Clóvis querido, quanta beleza em seu texto. Para mim, ele significa mais do que tem consciência de dizer. Sim, sim, açã é uma sacação genial, um grande achado. Obrigadíssimo!!!
Olá Amor, lindas palavras que me remeteram novamente às imagens daquele sábado. Palavras que lembra-me também do laborioso trabalho que é a reflexão e a ação. Essas duas nos faz querer insurgir contra a desterritorialização aviltante que o "podrer" nos inflige. Mais uma vez parabéns.

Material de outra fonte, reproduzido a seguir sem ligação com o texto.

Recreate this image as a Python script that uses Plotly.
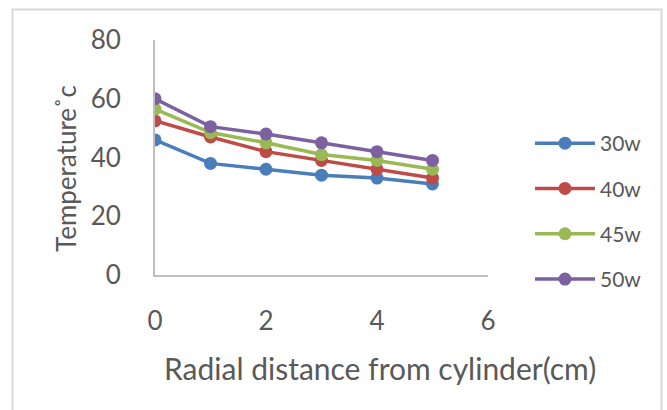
import plotly.graph_objects as go

distance = [0, 1, 2, 3, 4, 5]
series_names = ["30w", "40w", "45w", "50w"]
temp_30w = [46, 38, 36, 34, 33, 31]
temp_40w = [52.5, 47, 42, 39, 36, 33]
temp_45w = [56.5, 48.5, 45, 41, 39, 36]
temp_50w = [60, 50.5, 48, 45, 42, 39]
colors = ["#4a7ebb", "#be4b48", "#98b954", "#7d60a0"]
x_ticks = [0, 2, 4, 6]
y_ticks = [0, 20, 40, 60, 80]

FONT = "Lato, Carlito, Calibri, sans-serif"
GREY = "#595959"

fig = go.Figure()
for i, (name, vals) in enumerate(zip(series_names, [temp_30w, temp_40w, temp_45w, temp_50w])):
    fig.add_trace(go.Scatter(
        x=distance, y=vals, name=name, mode="lines+markers",
        legendgroup=name,
        line=dict(color=colors[i], width=3.5),
        marker=dict(color=colors[i], size=13),
    ))

# plot area: x 155..488, y 40..275 in a 667x410 canvas
L, R, T, B = 155, 667 - 488, 40, 410 - 275
W, H = 667 - L - R, 410 - T - B

def px(x):
    return (x - L) / W

def py(y):
    return (410 - B - y) / H

fig.update_layout(
    width=667, height=410,
    margin=dict(l=L, r=R, t=T, b=B),
    paper_bgcolor="white", plot_bgcolor="white",
    font=dict(family=FONT, color=GREY),
    xaxis=dict(range=[0, 6], tickvals=x_ticks, showgrid=False, zeroline=False,
               showline=True, linecolor="#bfbfbf", linewidth=2,
               tickfont=dict(size=26, color=GREY), ticklabelstandoff=22),
    yaxis=dict(range=[0, 80], tickvals=y_ticks, showgrid=False, zeroline=False,
               showline=True, linecolor="#bfbfbf", linewidth=2,
               tickfont=dict(size=26, color=GREY), ticklabelstandoff=27),
    legend=dict(x=px(530), y=py(123), xanchor="left", yanchor="top",
                font=dict(size=21, color=GREY), traceorder="grouped",
                tracegroupgap=15, itemwidth=60, bgcolor="rgba(0,0,0,0)"),
    shapes=[dict(type="rect", xref="paper", yref="paper",
                 x0=px(12.5), x1=px(661.5), y0=py(420), y1=py(9.5),
                 line=dict(color="#d9d9d9", width=2), layer="below")],
    annotations=[
        dict(text="Radial distance from cylinder(cm)", xref="paper", yref="paper",
             x=px(380), y=py(368), xanchor="center", yanchor="middle",
             showarrow=False, font=dict(size=30, color=GREY, family=FONT)),
        dict(text="Temperature˚c", xref="paper", yref="paper",
             x=px(66), y=py(168), xanchor="center", yanchor="middle", textangle=-90,
             showarrow=False, font=dict(size=26, color=GREY, family=FONT)),
    ],
)

fig.write_html("out.html", post_script="document.body.style.margin='0';",
               config={"displayModeBar": False})
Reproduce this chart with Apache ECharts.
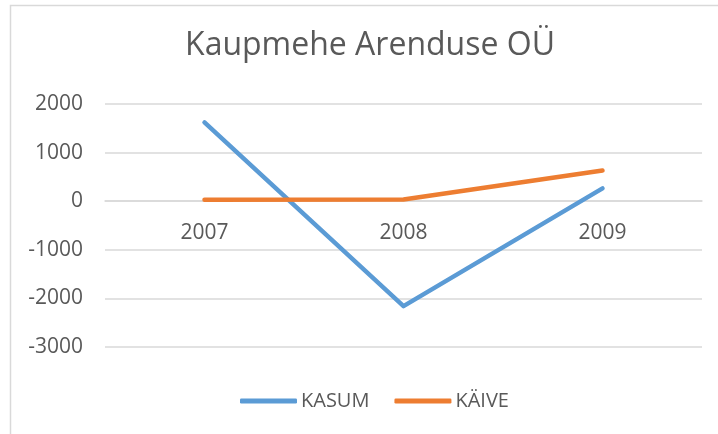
<!DOCTYPE html>
<html>
<head>
<meta charset="utf-8">
<script src="https://cdn.jsdelivr.net/npm/echarts@6/dist/echarts.min.js"></script>
<style>
  html, body { margin: 0; padding: 0; background: #fff; }
  #chart { width: 718px; height: 434px; }
</style>
</head>
<body>
<div id="chart"></div>
<script>
// andmed
const years = ['2007', '2008', '2009']
const kasum = [1620, -2160, 265]
const kaive = [30, 35, 630]
const yTicks = { min: -3000, max: 2000, step: 1000 }

const textColor = '#595959'
const gridColor = '#d9d9d9'
const font = 'Open Sans'

const gridTop = 104
const gridBottom = 87
const gridH = 434 - gridTop - gridBottom
// x-telg nullijoonele
const zeroOffset = -gridH * (0 - yTicks.min) / (yTicks.max - yTicks.min)

const chart = echarts.init(document.getElementById('chart'))

chart.setOption({
  animation: false,
  backgroundColor: '#fff',
  textStyle: { fontFamily: font },
  graphic: [{
    // raam ümber graafiku
    type: 'rect',
    shape: { x: 10.5, y: 5.5, width: 720, height: 440 },
    style: { fill: 'none', stroke: gridColor, lineWidth: 1.5 },
    silent: true
  }],
  title: {
    text: 'Kaupmehe Arenduse OÜ',
    left: 365,
    textAlign: 'center',
    top: 25,
    textStyle: {
      fontFamily: font,
      fontSize: 32,
      fontWeight: 'normal',
      color: textColor
    }
  },
  legend: {
    data: ['KASUM', 'KÄIVE'],
    left: 235,
    top: 386,
    icon: 'roundRect',
    itemWidth: 57,
    itemHeight: 5,
    itemGap: 25,
    textStyle: { fontFamily: font, fontSize: 20, color: textColor, padding: [0, 0, 0, -1] }
  },
  grid: {
    left: 105,
    right: 16,
    top: gridTop,
    bottom: gridBottom
  },
  xAxis: {
    type: 'category',
    data: years,
    boundaryGap: true,
    axisLine: { onZero: false, lineStyle: { color: gridColor, width: 1.5 } },
    offset: zeroOffset,
    axisTick: { show: false },
    axisLabel: { color: textColor, fontFamily: font, fontSize: 21, margin: 21 },
    splitLine: { show: false }
  },
  yAxis: {
    type: 'value',
    min: yTicks.min,
    max: yTicks.max,
    interval: yTicks.step,
    axisLine: { show: false },
    axisTick: { show: false },
    axisLabel: {
      color: textColor,
      fontFamily: font,
      fontSize: 21,
      margin: 22,
      formatter: v => String(v)
    },
    splitLine: { lineStyle: { color: gridColor, width: 1.5 } }
  },
  series: [
    {
      name: 'KASUM',
      type: 'line',
      data: kasum,
      symbol: 'none',
      color: '#5b9bd5',
      lineStyle: { width: 4.5, cap: 'round', join: 'round' }
    },
    {
      name: 'KÄIVE',
      type: 'line',
      data: kaive,
      symbol: 'none',
      color: '#ed7d31',
      lineStyle: { width: 4.5, cap: 'round', join: 'round' }
    }
  ]
})
</script>
</body>
</html>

Gente, quero agradecer os comentários publicados aqui e os que recebi por e-mail. É muito bom ter um texto seu lido e dialogado!Esse texto me tomou alguns dias e custei a definir o final dele.Muitas questões! O certo é que desejava unir minha voz aos trabalhos fantásticos que testemunhei. Esse meu texto também deseja ser um manifesto,uma performance artística, uma ação ou um açã!
Abraços!!!
Clóvis, leio atrasada, mas encantada pela sua narrativa sensível que descreve as performances e traz reflexões que implica todos: artistas, público, cidadãos, moradores de grandes (ou pequenas ou médias) cidades. Todos deveríamos ser atores políticos.
Gostei muito dos conceitos (e ações) que vc nos propõe.
E, além disso, gostei bastante do texto em si. Foi (é) uma leitura prazerosa.
Um abraço.
Vivi.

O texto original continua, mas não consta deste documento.